Sé que al estar narrando todo esto estoy metiéndome en temas irrelevantes e intrascendentes, pero los menciono porque son recuerdos que marcaron mis primeros meses en aquella ciudad.


Nosotros también nos fuimos junto a Catedral a presenciar el desfile del 20 de noviembre.


En ese mismo contexto, y para no abundar demasiado, quiero comentarles nada más que, cuando me inscribió mi padre en la mencionada escuela, no teníamos dinero para comprar el uniforme que debería llevar, y le pedimos al director que me permitiera asistir unos días con mi ropa ordinaria. Faltaba poco más de una semana para el desfile deportivo del 20 de Noviembre, y participé, por supuesto, en los ensayos correspondientes que hicimos en las calles aledañas del Parque del Monumento a Juárez, pero el mero día no desfilé. Y, como sabía que no iba a hacerlo, invité a mis dos hermanos, y tempranito nos fuimos a instalar a media cuadra de la Catedral, junto a un bonito cine que estaba situado frente a la Plaza de Armas, sobre la avenida 16 de Septiembre, la principal de la ciudad en sentido oriente-poniente.


Hacía un frío que para nosotros era “de los mil demonios”, pero que para la gente nativa parecía ser la cosa más ordinaria del mundo. Sin embargo, en cuanto pasó el primer contingente frente a nosotros, y a pesar de que estaba el día soleado y ya llevaban muchas cuadras caminando y haciendo sus “tablas gimnásticas”, muy pronto comencé a observar que la mayoría de los pobres muchachos iban casi tiritando, por llevar sus uniformes deportivos. Siendo algo muy notorio que las muchachas del Instituto Tecnológico y de las dos únicas preparatorias que había entonces en la ciudad fronteriza, iban ataviadas conforme a la usanza de las famosas “bastoneras texanas” y otras porristas de las escuelas estadounidenses, con falditas mínimas que dejaban al descubierto sus muslos que por el frío tomaban tonalidades entre azul y rojo.

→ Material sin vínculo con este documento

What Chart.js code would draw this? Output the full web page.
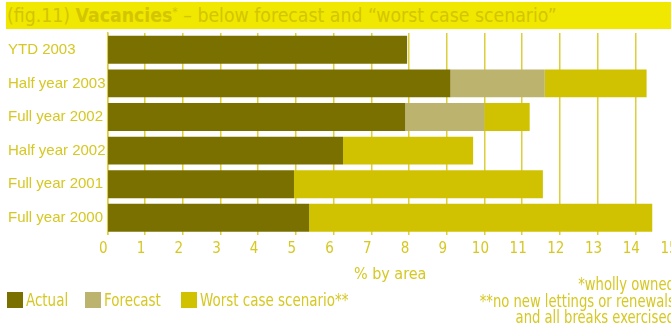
<!DOCTYPE html>
<html>
<head>
<meta charset="utf-8">
<script src="https://cdn.jsdelivr.net/npm/chart.js@4/dist/chart.umd.min.js"></script>
<style>
  html, body { margin: 0; padding: 0; width: 671px; height: 327px; overflow: hidden; background: #fff; }
  body { position: relative; font-family: "DejaVu Sans Condensed", sans-serif; color: #d6c823; }
  #titlebar { position: absolute; left: 6px; top: 2px; width: 680px; height: 27px; background: #f0e800; }
  #title { position: absolute; left: 7px; top: 2px; font-size: 19.3px; line-height: 27px; color: #d3c500; white-space: nowrap; }
  #title b { font-weight: bold; }
  #title sup { font-size: 12px; vertical-align: 6px; line-height: 0; }
  #wrap { position: absolute; left: 0; top: 0; width: 700px; height: 327px; }
  .leg { position: absolute; top: 292px; font-size: 17px; line-height: 16px; white-space: nowrap; transform: scaleX(0.88); transform-origin: left center; }
  .sw { position: absolute; top: 292px; width: 16px; height: 16px; }
  #notes { position: absolute; right: -4px; top: 276px; font-size: 17px; line-height: 16.5px; text-align: right; white-space: nowrap; transform: scaleX(0.86); transform-origin: right center; }
</style>
</head>
<body>
<div id="titlebar"></div>
<div id="title">(fig.11) <b>Vacancies</b><sup>*</sup> – below forecast and “worst case scenario”</div>
<div id="wrap"><canvas id="chart" width="700" height="327"></canvas></div>
<div id="legend"></div>
<div id="notes">*wholly owned<br>**no new lettings or renewals<br>and all breaks exercised</div>
<script>
// categories, top to bottom
const categories = ['YTD 2003', 'Half year 2003', 'Full year 2002', 'Half year 2002', 'Full year 2001', 'Full year 2000'];
// stacked segments (% by area)
const actual = [7.95, 9.1, 7.9, 6.25, 4.95, 5.35];
const forecast = [0, 2.5, 2.1, 0, 0, 0];
const worstCase = [0, 2.7, 1.2, 3.45, 6.6, 9.1];
const xTicks = [0, 1, 2, 3, 4, 5, 6, 7, 8, 9, 10, 11, 12, 13, 14, 15];

const seriesNames = ['Actual', 'Forecast', 'Worst case scenario**'];
const seriesColors = ['#7a7000', '#bcb46e', '#d0c200'];
const textColor = '#d6c823';
const gridColor = '#dccf3a';

// legend (html)
const legend = document.getElementById('legend');
const legendX = [7, 85, 181];
seriesNames.forEach((name, i) => {
    const sw = document.createElement('div');
    sw.className = 'sw';
    sw.style.left = legendX[i] + 'px';
    sw.style.background = seriesColors[i];
    legend.appendChild(sw);
    const t = document.createElement('div');
    t.className = 'leg';
    t.style.left = (legendX[i] + 19) + 'px';
    t.textContent = name;
    legend.appendChild(t);
});

new Chart(document.getElementById('chart'), {
    type: 'bar',
    data: {
        labels: categories,
        datasets: [
            { label: seriesNames[0], data: actual, backgroundColor: seriesColors[0] },
            { label: seriesNames[1], data: forecast, backgroundColor: seriesColors[1] },
            { label: seriesNames[2], data: worstCase, backgroundColor: seriesColors[2] }
        ]
    },
    options: {
        indexAxis: 'y',
        responsive: false,
        animation: false,
        barPercentage: 0.83,
        categoryPercentage: 1,
        layout: { padding: { left: 8, top: 33, right: 27, bottom: 42.4 } },
        plugins: {
            legend: { display: false },
            tooltip: { enabled: false }
        },
        scales: {
            x: {
                stacked: true,
                min: 0,
                max: 15,
                afterBuildTicks: (scale) => { scale.ticks = xTicks.map(v => ({ value: v })); },
                afterFit: (scale) => { scale.height = 50; },
                grid: { color: gridColor, lineWidth: 1.5, drawTicks: false },
                border: { display: false },
                title: {
                    display: true,
                    text: '% by area',
                    color: textColor,
                    padding: 0,
                    font: { family: '"DejaVu Sans Condensed", sans-serif', size: 16 }
                },
                ticks: {
                    color: textColor,
                    padding: 6,
                    labelOffset: -4,
                    maxRotation: 0,
                    autoSkip: false,
                    font: { family: '"DejaVu Sans Condensed", sans-serif', size: 15 }
                }
            },
            y: {
                stacked: true,
                afterFit: (scale) => { scale.width = 99.3; },
                grid: { display: false, drawTicks: false },
                border: { display: true, color: gridColor, width: 1.5 },
                ticks: {
                    color: textColor,
                    crossAlign: 'far',
                    padding: 4,
                    font: { family: '"Liberation Sans", Arial, sans-serif', size: 15 }
                }
            }
        }
    }
});
</script>
</body>
</html>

Muchas muchachas tenían que aguantar el frío que para el 20 de Noviembre allá es considerable.



LUPE, TETEY, ROSA Y GLORIA. –


Y ya que hablamos de muchachas, déjenme comentarles que la segunda o tercera tarde de estar viviendo en la casa de la Colonia Chaveña (Aquiles Serdán 1515), escuché gritos alegres en la calle y salí a ver la causa del alboroto. Viendo que eran dos grupos de muchachos que se disponían a jugar un partido de futbol americano, pero sin porrazos, al que llamaban “tochito”.

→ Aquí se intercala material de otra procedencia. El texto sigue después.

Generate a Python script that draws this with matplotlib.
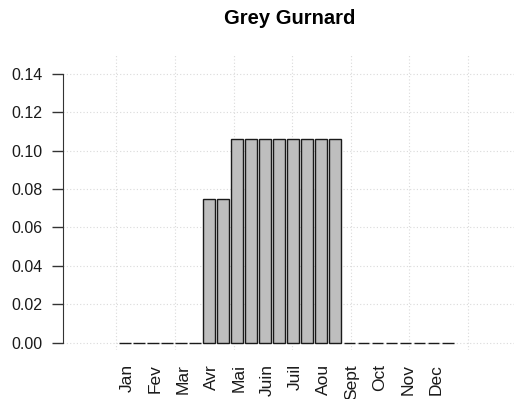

A los pocos minutos, mientras estaba tratando de adivinar en qué consistía el juego, se acercaron hacia mí dos hermosas adolescentes como de entre 11 y 12 años, como con ganas de iniciar una conversación, pero las muy canijas no se acercaron a preguntar por mí, sino por mi hermano Hernán, que les gustó de inmediato.


Sentí muy raro cuando las dos chiquillas me comenzaron a hablar “de usted”, pero ése era el modo de allá; donde hasta los papás les decían a sus hijos así: “Oiga, venga, mire, coma”, etc.


Una de las dos se presentó: “Yo soy Lupe, y ella se llama María Esther, pero le decimos Tetey”. – Ah, mucho gusto – les respondí yo, atragantado del susto.


- Oiga, ustedes no son de aquí, ¿verdad?

- No, somos de Colima.

- ¿De Colima? ¿En dónde queda eso?

- ¿Han oído hablar de Guadalajara’

- Sí.

- Pues un poco más allá, junto al mar.

- ¡¿Junto al mar!? – respondieron asombradas.

- Sí, junto al mar – y yo empecé a evocar mi tierra. Concretamente a Cuyutlán.

- ¿Y cómo se llama usted?

- Abelardo.

- ¿Y su hermano?

- ¿Cuál de ellos?

- El fornido.

- Hernán.


Y casi sobra decir que muy pronto se hicieron amigos.


Mi mamá y mi hermana Lucy. En la casa del centro, al fondo, vivían Lupe, Rosa y Gloria.



Lo bueno fue que Lupe tenía dos hermanas más: Rosa, de mi edad, y Gloria, dos años mayor. Bonitas, muy bonitas las dos. Rosa, cuyo cuerpo comenzaba a adquirir las sinuosidades de una vibrante guitarra, me gustaba mucho, y yo no parecía desagradarle, pero como también era tímida, con la que más y mejor me hallé fue con Gloria, con la que por las tardes y en las primeras horas de la noche me pasaba largos ratos platicándole cosas que ella ignoraba sobre el mar, los ríos, el campo, las tormentas y las cosas bellas de mi querida tierra.